About Vibeke Bertelsen
Vibeke Bertelsen's work explores how artificial intelligence reshapes our understanding of the body and identity, with particular attention to gendered and post-human embodiments. Through a practice grounded in critical reflection, she examines what it means to see and be seen by machines—how datafied representations of the human form expose new, often unsettling narratives of selfhood.
Working primarily with AI-generated images and short digital videos, she constructs visual worlds that hover between the aesthetically seductive and the grotesquely unstable. She treats algorithmic anomalies—glitches, distortions, and impossible anatomies—not as defects but as revealing insights into how artificial intelligence interprets the body.
Vibeke's distinctive aesthetic grew out of Copenhagen's underground visual culture, where she began as a VJ at concerts and club nights.
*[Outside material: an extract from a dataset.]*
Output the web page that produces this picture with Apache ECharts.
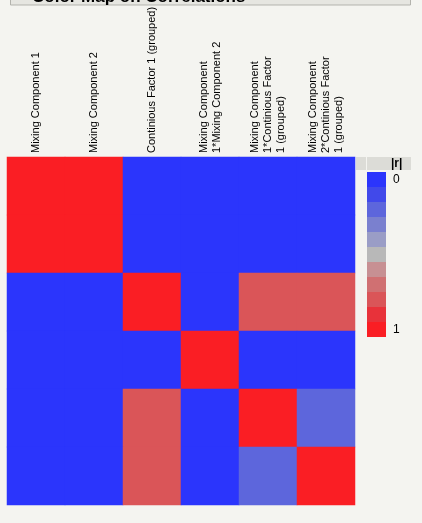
<!DOCTYPE html>
<html>
<head>
<meta charset="utf-8">
<script src="https://cdn.jsdelivr.net/npm/echarts@6/dist/echarts.min.js"></script>
<style>
html,body{margin:0;padding:0;background:#f4f4f0;}
#chart{width:422px;height:523px;}
</style>
</head>
<body>
<div id="chart"></div>
<script>
var titleText = 'Color Map on Correlations';
var legendTitle = '|r|';
var categories = [
  'Mixing Component 1',
  'Mixing Component 2',
  'Continious Factor 1 (grouped)',
  'Mixing Component\n1*Mixing Component 2',
  'Mixing Component\n1*Continious Factor\n1 (grouped)',
  'Mixing Component\n2*Continious Factor\n1 (grouped)'
];
// |r| matrix, row by row
var row1 = [1, 1, 0, 0, 0, 0];
var row2 = [1, 1, 0, 0, 0, 0];
var row3 = [0, 0, 1, 0, 0.8, 0.8];
var row4 = [0, 0, 0, 1, 0, 0];
var row5 = [0, 0, 0.8, 0, 1, 0.2];
var row6 = [0, 0, 0.8, 0, 0.2, 1];
var matrix = [row1, row2, row3, row4, row5, row6];
var legendSteps = [0, 0.1, 0.2, 0.3, 0.4, 0.5, 0.6, 0.7, 0.8, 0.9, 1];
var legendColors = ['#2b35fc', '#4149ea', '#5d66dc', '#7a80cf', '#9a9dc6', '#b8b8b8',
                    '#c79093', '#d07072', '#da5558', '#e8323a', '#fa1e24'];
var legendMinLabel = '0';
var legendMaxLabel = '1';

var data = [];
matrix.forEach(function (row, r) {
  row.forEach(function (v, c) { data.push([c, r, v]); });
});
var pieces = legendSteps.map(function (s, i) {
  var p = { gte: s - 0.05, color: legendColors[i] };
  if (i === legendSteps.length - 1) p.lte = s + 0.05; else p.lt = s + 0.05;
  return p;
});

var chart = echarts.init(document.getElementById('chart'));
chart.setOption({
  backgroundColor: '#f4f4f0',
  animation: false,
  textStyle: { fontFamily: 'Liberation Sans' },
  grid: { left: 7, top: 157, width: 348, height: 348 },
  xAxis: {
    type: 'category', position: 'top', data: categories,
    axisLine: { show: false }, axisTick: { show: false }, splitLine: { show: false },
    axisLabel: { rotate: -90, interval: 0, margin: 4, fontSize: 11, color: '#000',
                 fontFamily: 'Liberation Sans', lineHeight: 13 }
  },
  yAxis: {
    type: 'category', data: categories, inverse: true, show: false
  },
  visualMap: {
    type: 'piecewise', pieces: pieces, inverse: true, orient: 'vertical', align: 'left',
    left: 367, top: 172, itemWidth: 19, itemHeight: 15, itemGap: 0, itemSymbol: 'rect',
    textGap: 7, selectedMode: false, hoverLink: false, padding: 0,
    formatter: function (a, b) {
      if (b !== undefined && b <= 0.05) return legendMinLabel;
      if (a >= 0.95) return legendMaxLabel;
      return '';
    },
    textStyle: { fontSize: 12, color: '#000', fontFamily: 'Liberation Sans' }
  },
  series: [{
    type: 'heatmap', data: data, itemStyle: { borderWidth: 0 }, emphasis: { disabled: true }
  }],
  graphic: [
    { type: 'rect', shape: { x: 10.5, y: -20, width: 400, height: 25 },
      style: { fill: '#e6e6e1', stroke: '#b3b3ad', lineWidth: 1 } },
    { type: 'text', x: 32, y: 6,
      style: { text: titleText, font: 'bold 17px "Liberation Sans"', fill: '#000', verticalAlign: 'bottom' } },
    { type: 'rect', shape: { x: 356, y: 157, width: 10, height: 13 }, style: { fill: '#dcdcd7' } },
    { type: 'rect', shape: { x: 367, y: 157, width: 44, height: 13 }, style: { fill: '#dcdcd7' } },
    { type: 'text', x: 391, y: 164,
      style: { text: legendTitle, font: 'bold 12px "Liberation Sans"', fill: '#000', verticalAlign: 'middle' } }
  ]
});
</script>
</body>
</html>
Today, she is a full-time member of the renowned Vertigo artist collective, collaborating closely with four fellow artists to create light, sound, and set design for performances and installations.
With Vertigo, she has received multiple grants from the National Arts Council of Denmark and performed the audio-visual work Vanities/Residue for the National Gallery of Denmark. This collaborative environment allows her to develop her own works while continuing her dialogue between experimental imagery and live performance.
Rather than correcting algorithmic errors, Vibeke transforms them into aesthetic strategies. She embraces the machine's misreadings—distorted anatomies, multiplying limbs, impossible forms—as revelations of how artificial intelligence processes human embodiment.
"My friend Dy coined the phrase 'Don't fear the weird' and that has become my motto"
While engaging with AI as a medium, Vibeke draws inspiration from historical avant-garde movements, particularly the surrealists and dadaists who challenged established visual conventions. She sees their spirit of disruption as essential for navigating contemporary cultural tensions, using AI to destabilize fixed notions of what bodies mean in our algorithmically mediated world.
"I'm not interested in imitating reality. I want to invent a parallel reality that is completely different from everyday life."
Through her work, Vibeke questions fundamental assumptions about permanence and identity. Her distorted, overlapping figures exist in perpetual states of becoming — neither fully formed nor completely dissolved. This aesthetic of bodily excess and multiplicity challenges viewers to reconsider the relationship between human flesh and digital algorithms, asking what remains of the self when reduced to data points and probabilities.